The University of Michigan drew this map of our dear homeland.* |
"The U.S. House is scheduled to vote on another piece of controversial legislation this week. Following last week's vote to repeal health care reforms President Barack Obama signed into law nearly a year ago, House lawmakers are scheduled take up the pronunciation of the word 'Appalachia.'
"The third vowel of the geographical region has traditionally been pronounced with a short "a" sound by those living there, and with the long "a" sound outside the expanse. The pending legislation would uniformly require the use of the short "a" sound when pronouncing 'Appalachia.'
"Says U.S. Rep. Scott DesJarlais, a freshman Republican from Jasper, Tenn. who has promised to vote against the bill, 'As a man with a hard to pronounce last name, I stand before you as a witness to the failures of a government-run linguistics model. This is legislation we don't need and can't afford. That said, it really should be pronounced App-a-latch-a.'"
Actually, it should be pronounced "App-uh-lach-uh." And don't you forget it! It's a sacred trust in our mountains.
(* Which goes to show what Yankees know. Notice the location of Roanoke--outside Appalachia.)
The following poem was sent me by Mara Robbins of Floyd, making the point nicely:
ALL SHORT-A APPALACHIA
by Elizabeth Hadaway
You want to ratchet this world's fury down?
Then learn to say it right. Not Appa-lay-
cha, Appa-latch-a.
I mean you,
you NPR announcers earnestly
enunciating all the accent marks
in Spanish or Sanskrit, you editors
who grant the standard and nonstandard tags
in dictionaries.
No, you didn't trash
our water, gash and snatch the mountaintops,
eradicate the chestnut trees, or plan
the factory stacks personally. You
just trample out our vowels.
Hear the whole
diaspora slam down their beer cans, stab
their students' final drafts, and smash the half-
carved radishes before they've had a chance
to bloom as radish roses?
We do that
as often as the quack newscasters drag
their "Appa-lay-cha" out.
It's not like quaint
or paid.
It's short a: acid, ash, scab, smack,
catastrophe, Cassandra, slag, last, wrath.

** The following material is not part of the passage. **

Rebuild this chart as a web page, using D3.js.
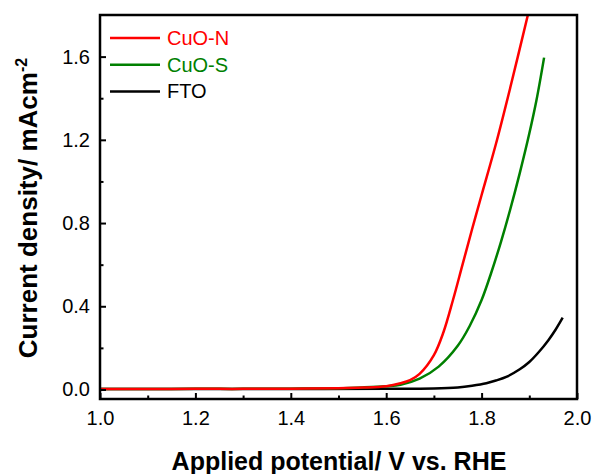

Nothing (other than pronouncing nuclear "new-cue-lerr") raises my hackles worse than incorrectly saying Appalachia.
ReplyDelete--Karen
I have spent the last 10 years arguing to my Yankee In-laws the errors of their ways in the enunciation of our beloved Appalachian Mountains. Let us hope that your words here provide further proof that will embolden them to challenge the very nature of their skewed lexicon.